Supplier segmentation and evaluation
A core SRM practice is segmenting suppliers so that management effort matches strategic importance. Methods such as ABC analysis and portfolio matrices (for example by spend, risk and substitutability) help separate strategic partners from leverage, bottleneck and routine suppliers. Each segment receives a different engagement model, from close joint development with strategic partners to largely automated handling of routine spend.
Evaluation rests on measurable criteria captured over time. Common dimensions include:
- On-time and in-full delivery performance
- Quality metrics, often linked to CAQ and complaint data
- Price and total-cost development
- Responsiveness and communication
- Compliance, certifications and sustainability indicators
SRM, risk and compliance
SRM has become central to supply-chain transparency. Maintaining structured supplier records, certificates and audit results gives organisations the evidence base needed for due-diligence frameworks such as the German Supply Chain Act and the EU directive on corporate sustainability due diligence. SRM tools increasingly store country-of-origin, sub-tier and ESG data, and trigger reviews when risk indicators change. This connects SRM to ESG reporting and to wider supply chain management objectives.
Integration with ERP and procurement
SRM rarely operates in isolation. It exchanges supplier master data with the ERP system, draws spend and order history for evaluation, and feeds qualified suppliers back into sourcing and ordering processes. Integration with punchout catalogues and e-procurement keeps approved suppliers available to buyers while preserving controls. Well-governed supplier master data management is a prerequisite, because duplicate or inconsistent supplier records undermine both evaluation and compliance reporting.
Related Topics
Frequently Asked Questions
Do I need separate SRM software in addition to my ERP?
For mid-market companies with under 500 active suppliers and stable procurement processes, the ERP's native procurement module is usually sufficient. SRM software becomes valuable when supplier base exceeds 1,000, when sourcing events (RFQs) are frequent, when supplier risk monitoring is regulatory-driven, or when supplier collaboration via portal is needed. Below these thresholds, additional SRM software adds cost without proportional benefit.
What does SAP Ariba cost for a mid-market company?
SAP Ariba is licensed on transaction volume (annual procurement spend), starting around 75,000 EUR per year for entry-level deployments. Full Ariba Sourcing + Contracts + Spend Analysis bundles typically run 150,000-500,000 EUR per year for mid-market. Implementation costs 50-100% of first-year licence. Smaller mid-market companies often choose Onventis or Jaggaer instead, with lower entry costs around 30,000-80,000 EUR.

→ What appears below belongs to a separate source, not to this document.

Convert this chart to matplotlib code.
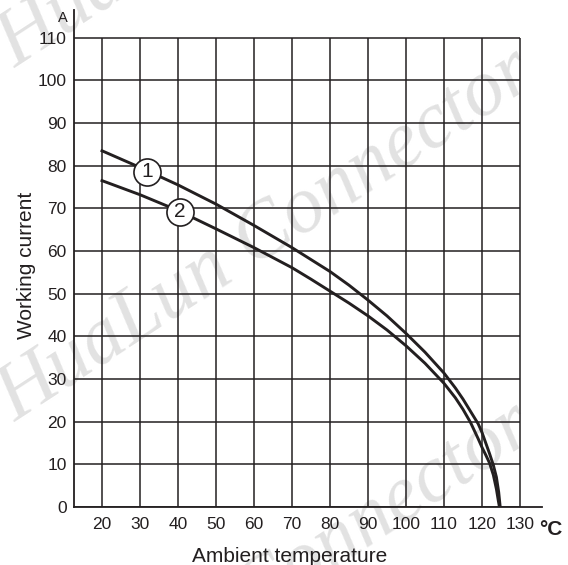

Is SRM the same as procurement software?
Overlapping but not identical. Procurement software focuses on transactional buying: requisitions, purchase orders, three-way matching, invoice processing. SRM includes the strategic layer above: supplier scoring, sourcing strategy, contract lifecycle management, risk assessment. Many modern platforms (Coupa, SAP Ariba) bundle both under the umbrella term "source-to-pay" or "procure-to-pay".